OBJECTIVE: Print nothing but the lines from the start of the listing below through the line that contains "categorias = ['Male', 'Female']". Do not include the pictures.

INFORMATION SHOWN:
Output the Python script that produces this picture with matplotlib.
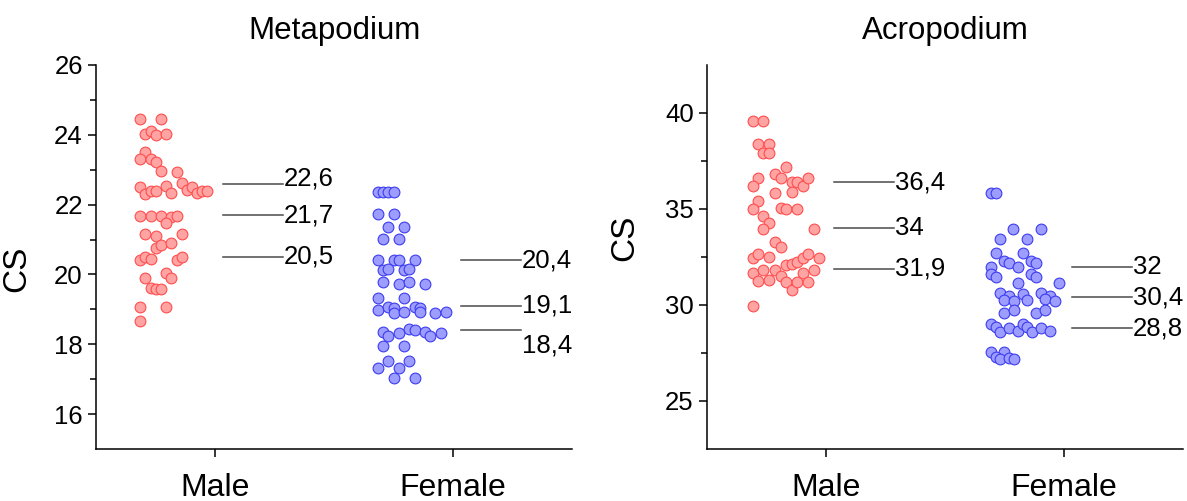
import numpy as np
import matplotlib.pyplot as plt

plt.rcParams['font.family'] = ['Liberation Sans', 'DejaVu Sans']

categorias = ['Male', 'Female']

# Metapodium - puntos (x en unidades de categoria, y = CS)
meta_male_x = [0.685, 0.772, 0.706, 0.730, 0.752, 0.794, 0.706, 0.685, 0.730, 0.752,
               0.772, 0.839, 0.860, 0.884, 0.905, 0.926, 0.947, 0.968, 0.685, 0.706,
               0.730, 0.752, 0.794, 0.815, 0.685, 0.730, 0.772, 0.815, 0.839, 0.794,
               0.706, 0.752, 0.860, 0.752, 0.772, 0.815, 0.685, 0.706, 0.730, 0.839,
               0.860, 0.794, 0.815, 0.706, 0.730, 0.752, 0.772, 0.685, 0.794, 0.685]
meta_male_y = [24.44, 24.44, 24.01, 24.11, 23.99, 24.01, 23.50, 23.30, 23.31, 23.23,
               22.95, 22.93, 22.63, 22.43, 22.51, 22.32, 22.40, 22.38, 22.50, 22.30,
               22.39, 22.39, 22.53, 22.34, 21.68, 21.68, 21.68, 21.65, 21.68, 21.46,
               21.15, 21.11, 21.15, 20.76, 20.84, 20.89, 20.41, 20.51, 20.45, 20.41,
               20.49, 20.05, 19.89, 19.89, 19.60, 19.58, 19.58, 19.06, 19.06, 18.66]
meta_female_x = [1.686, 1.707, 1.728, 1.752, 1.686, 1.752, 1.728, 1.795, 1.707, 1.773,
                 1.686, 1.752, 1.773, 1.840, 1.707, 1.728, 1.795, 1.816, 1.707, 1.773,
                 1.816, 1.882, 1.686, 1.795, 1.686, 1.728, 1.752, 1.752, 1.795, 1.840,
                 1.861, 1.861, 1.924, 1.969, 1.707, 1.728, 1.773, 1.816, 1.840, 1.882,
                 1.903, 1.948, 1.707, 1.795, 1.728, 1.816, 1.686, 1.773, 1.752, 1.840]
meta_female_y = [22.37, 22.37, 22.37, 22.35, 21.74, 21.74, 21.37, 21.37, 21.01, 21.01,
                 20.41, 20.41, 20.41, 20.41, 20.13, 20.17, 20.13, 20.17, 19.79, 19.72,
                 19.79, 19.72, 19.32, 19.32, 18.97, 19.08, 19.03, 18.89, 18.93, 19.08,
                 19.03, 18.93, 18.89, 18.92, 18.35, 18.24, 18.32, 18.43, 18.40, 18.35,
                 18.24, 18.32, 17.96, 17.96, 17.53, 17.53, 17.32, 17.32, 17.02, 17.02]
meta_male_stats = [22.6, 21.7, 20.5]
meta_female_stats = [20.4, 19.1, 18.4]

# Acropodium
acro_male_x = [0.692, 0.737, 0.716, 0.762, 0.737, 0.762, 0.832, 0.716, 0.692, 0.786,
               0.810, 0.856, 0.879, 0.902, 0.926, 0.856, 0.786, 0.716, 0.692, 0.810,
               0.832, 0.879, 0.737, 0.762, 0.737, 0.950, 0.786, 0.810, 0.692, 0.716,
               0.762, 0.832, 0.856, 0.879, 0.902, 0.926, 0.972, 0.692, 0.737, 0.786,
               0.810, 0.902, 0.950, 0.716, 0.762, 0.832, 0.856, 0.879, 0.926, 0.692]
acro_male_y = [39.57, 39.57, 38.37, 38.37, 37.90, 37.90, 37.20, 36.63, 36.22, 36.82,
               36.61, 36.42, 36.41, 36.22, 36.63, 35.87, 35.82, 35.42, 35.02, 35.07,
               35.00, 35.02, 34.65, 34.27, 33.94, 33.96, 33.26, 33.04, 32.46, 32.64,
               32.48, 32.10, 32.12, 32.24, 32.46, 32.64, 32.43, 31.65, 31.82, 31.84,
               31.53, 31.67, 31.84, 31.23, 31.32, 31.20, 30.80, 31.20, 31.20, 29.96]
acro_female_x = [1.692, 1.713, 1.787, 1.903, 1.731, 1.846, 1.713, 1.827, 1.748, 1.769,
                 1.860, 1.882, 1.807, 1.692, 1.692, 1.713, 1.860, 1.882, 1.807, 1.979,
                 1.731, 1.769, 1.827, 1.903, 1.941, 1.748, 1.790, 1.846, 1.920, 1.961,
                 1.748, 1.790, 1.882, 1.920, 1.692, 1.713, 1.731, 1.769, 1.807, 1.827,
                 1.846, 1.866, 1.903, 1.941, 1.692, 1.748, 1.713, 1.731, 1.769, 1.790]
acro_female_y = [35.82, 35.82, 33.94, 33.94, 33.42, 33.42, 32.73, 32.73, 32.31, 32.17,
                 32.31, 32.17, 32.00, 32.00, 31.60, 31.47, 31.60, 31.47, 31.13, 31.13,
                 30.64, 30.47, 30.57, 30.64, 30.47, 30.26, 30.22, 30.26, 30.30, 30.21,
                 29.60, 29.74, 29.60, 29.74, 28.99, 28.84, 28.58, 28.79, 28.65, 28.99,
                 28.84, 28.58, 28.79, 28.65, 27.54, 27.55, 27.27, 27.17, 27.22, 27.17]
acro_male_stats = [36.4, 34, 31.9]
acro_female_stats = [32, 30.4, 28.8]

rojo_cara, rojo_borde = '#ffa3a3', '#ff4d4d'
azul_cara, azul_borde = '#9d9dff', '#3c3cf0'


def etiqueta(v):
    s = f'{v:g}'
    return s.replace('.', ',')


def panel(ax, titulo, mx, my, fx, fy, mstats, fstats, ylim, mayor, menor, desplaz):
    ax.scatter(mx, my, s=60, facecolor=rojo_cara, edgecolor=rojo_borde, linewidth=0.8, zorder=3)
    ax.scatter(fx, fy, s=60, facecolor=azul_cara, edgecolor=azul_borde, linewidth=0.8, zorder=3)
    for i, stats in enumerate([mstats, fstats]):
        c = i + 1
        for j, v in enumerate(stats):
            ax.plot([c + 0.035, c + 0.285], [v, v], color='#4a4a4a', lw=1.1)
            ax.annotate(etiqueta(v), xy=(c + 0.29, v), xytext=(0, desplaz[i][j]),
                        textcoords='offset points', ha='left', va='center', fontsize=18.5)
    ax.set_xlim(0.5, 2.5)
    ax.set_ylim(*ylim)
    ax.set_xticks([1, 2])
    ax.set_xticklabels(categorias, fontsize=23)
    ax.set_yticks(mayor)
    ax.set_yticks(menor, minor=True)
    ax.tick_params(axis='y', labelsize=18.5, length=6, width=1.1, direction='out')
    ax.tick_params(axis='y', which='minor', length=4, width=1.1)
    ax.tick_params(axis='x', length=6, width=1.1, pad=11)
    for lado in ['top', 'right']:
        ax.spines[lado].set_visible(False)
    for lado in ['left', 'bottom']:
        ax.spines[lado].set_linewidth(1.1)
    ax.set_title(titulo, fontsize=22.5, pad=19)
    ax.set_ylabel('CS', fontsize=24)


fig = plt.figure(figsize=(11.87, 5.01), dpi=100)
ax1 = fig.add_axes([0.0809, 0.1038, 0.401, 0.7665])
ax2 = fig.add_axes([0.5956, 0.1038, 0.401, 0.7665])

panel(ax1, 'Metapodium', meta_male_x, meta_male_y, meta_female_x, meta_female_y,
      meta_male_stats, meta_female_stats, (15, 26), np.arange(16, 27, 2), np.arange(17, 26, 2),
      [[4, 0, 0], [0, 0, -11]])
panel(ax2, 'Acropodium', acro_male_x, acro_male_y, acro_female_x, acro_female_y,
      acro_male_stats, acro_female_stats, (22.5, 42.5), [25, 30, 35, 40], [27.5, 32.5, 37.5],
      [[0, 0, 0], [0, 0, 0]])
ax1.yaxis.set_label_coords(-0.135, 0.47)
ax2.yaxis.set_label_coords(-0.14, 0.55)

plt.savefig('out.png', dpi=100)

OUTPUT BELOW:
Output the Python script that produces this picture with matplotlib.
import numpy as np
import matplotlib.pyplot as plt

plt.rcParams['font.family'] = ['Liberation Sans', 'DejaVu Sans']

categorias = ['Male', 'Female']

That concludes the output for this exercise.